Au fil du temps, la société Brillié acquiert une renommée internationale. Elle se distingue sous le nom de SNC Brillié Frères dès 1900 à l’Exposition universelle de Paris lors de laquelle elle reçoit une médaille d’or. D’autres médailles et distinctions suivront à l’occasion de diverses expositions et salons.
Dans les années 1950, la Ville de Levallois passe un marché avec les établissements Brillié pour l’installation d’horloges électriques, notamment dans certaines écoles de la commune. Au détour des rues, la marque apparait au centre des cadrans des horloges anciennes.
La période 1958-72 est celle de l’expansion maximale de la société, elle compte 280 salariés. L’entreprise règne sur 80% du marché français de l’horlogerie industrielle aux alentours des années 60.

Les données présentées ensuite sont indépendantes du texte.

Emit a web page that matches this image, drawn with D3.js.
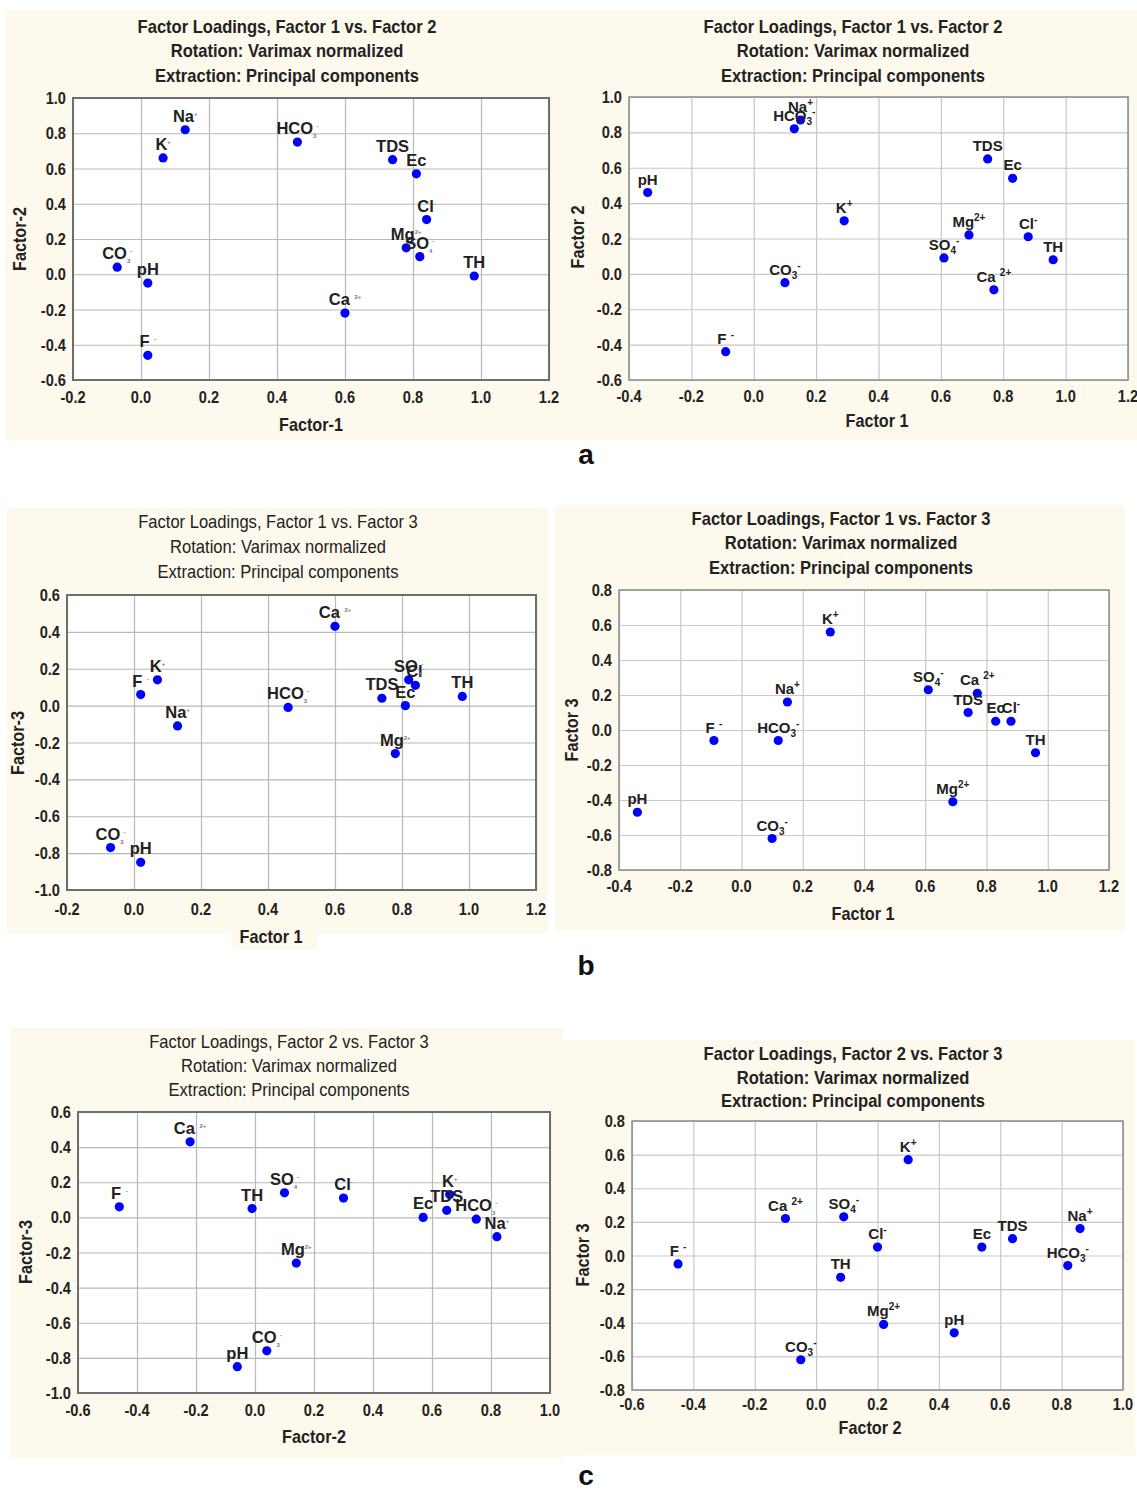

Les premières difficultés apparaissent à partir de 1973, elles sont en partie liées à l’apparition de l’électronique dans l’horlogerie. Brillié, marginalisée par son image traditionnelle de spécialiste de l’électromécanique horlogère, semble s’être endormie sur ses lauriers, et n’a pas su prendre le virage de l’électronique et de la diversification.
A partir de 1981, la Société Anonyme des Ateliers Brillié Frères éclate en deux sociétés distinctes : la SA Brillié Systèmes à Levallois et la SCOP Brillié à Montbrison.
Alors que l’usine de Levallois, rue de Villiers, disparait à la fin des années 1980 à l’occasion de la rénovation de la ZAC du Front de Paris, l’activité horlogère du site de Montbrison cesse en octobre 1996.